Bands come in rainbow packs, so you can color-match your week system for extra visual order.
They stretch around odd shapes like cowpots and rinse clean for reuse all season.
Store bands on a carabiner clipped to a shade cloth grommet
The hanging station keeps bands off soil where they collect debris and snap prematurely.
Create tray passports for market growers
Slip a 4×6 card into a plastic badge holder and zip-tie it to the cart handle. The passport lists every tray on board, destination market, and special notes like “slow basil, discount if overgrown.”
At teardown, the card returns to the office for quick invoicing and inventory updates.
Customers see the professional touch and gain confidence in traceability.
Print QR codes on passports
Link the code to a photo of the tray at sowing. Buyers scan to verify age and organic practices without paperwork.
Track tray weight for irrigation timing
Lift a sample tray daily and feel the heft difference between wet and dry soil. After a week you can judge moisture by weight without finger tests that disturb roots.
Mark the “dry weight” on the bench post so anyone can compare.

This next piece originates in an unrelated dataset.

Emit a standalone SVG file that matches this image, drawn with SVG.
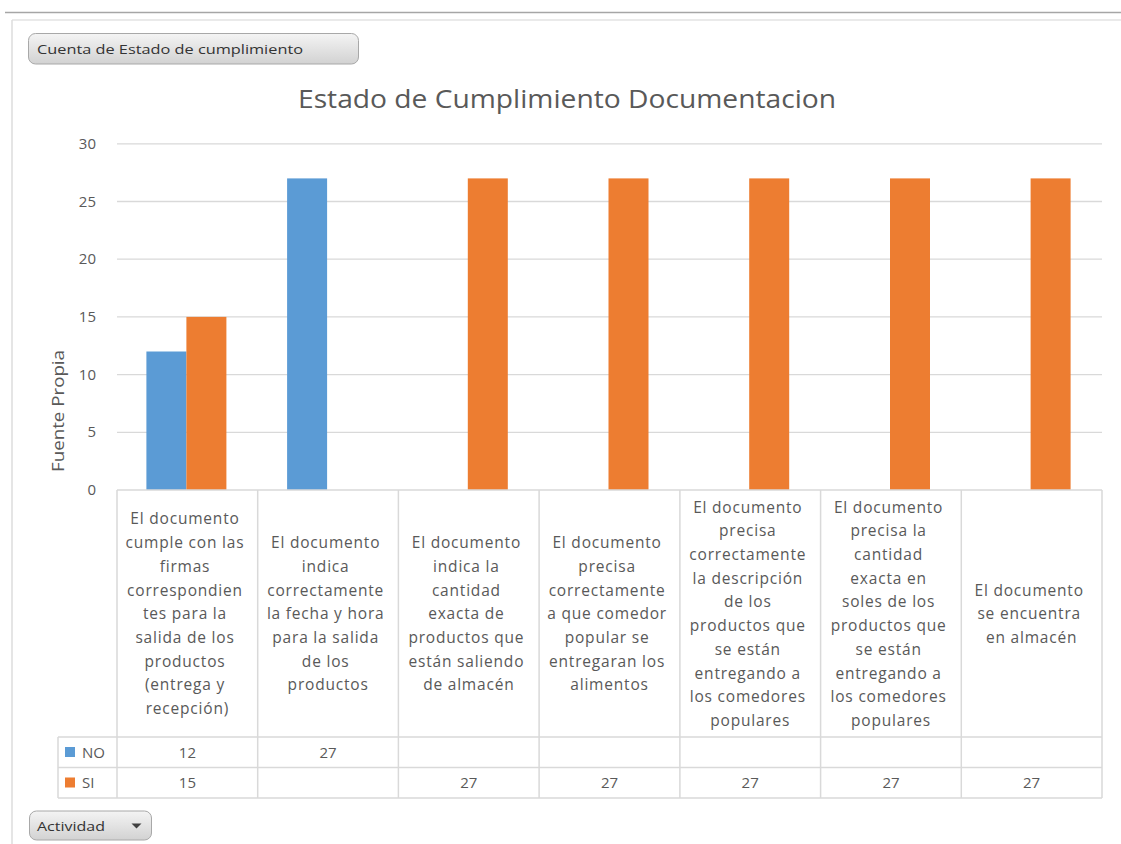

This method works even when foliage covers the surface and hides soil color.
Use a handheld scale for precision
Weigh one tray before and after thorough watering to learn target grams. Post the target on the wall; new workers train in minutes.
Assign tray custody to individuals
Write the caretaker’s initials on the week sticker. When spots or wilting appear, you know who to consult for the history of watering or feeding tweaks.
This gentle accountability raises care quality without micromanaging.
Rotate assignments each cycle so every staff member learns the quirks of every crop.
Pair novices with veterans
Shared custody transfers tacit knowledge like how much to mist delicate alpine strawberries.
Store empty trays nested by color
Stack only the same color to speed next setup. A quick count of stacks reveals how many flats remain for upcoming sowing plans.
Face stacks away from direct sun to prevent brittle plastic and cracked corners.
Slip a length of bungee through the stack handles to keep towers from toppling when you yank one from the middle.
Label stack ends with painter’s tape
Note “128-cell shallow” or “72-cell deep” so you grab the right format without unfolding towers.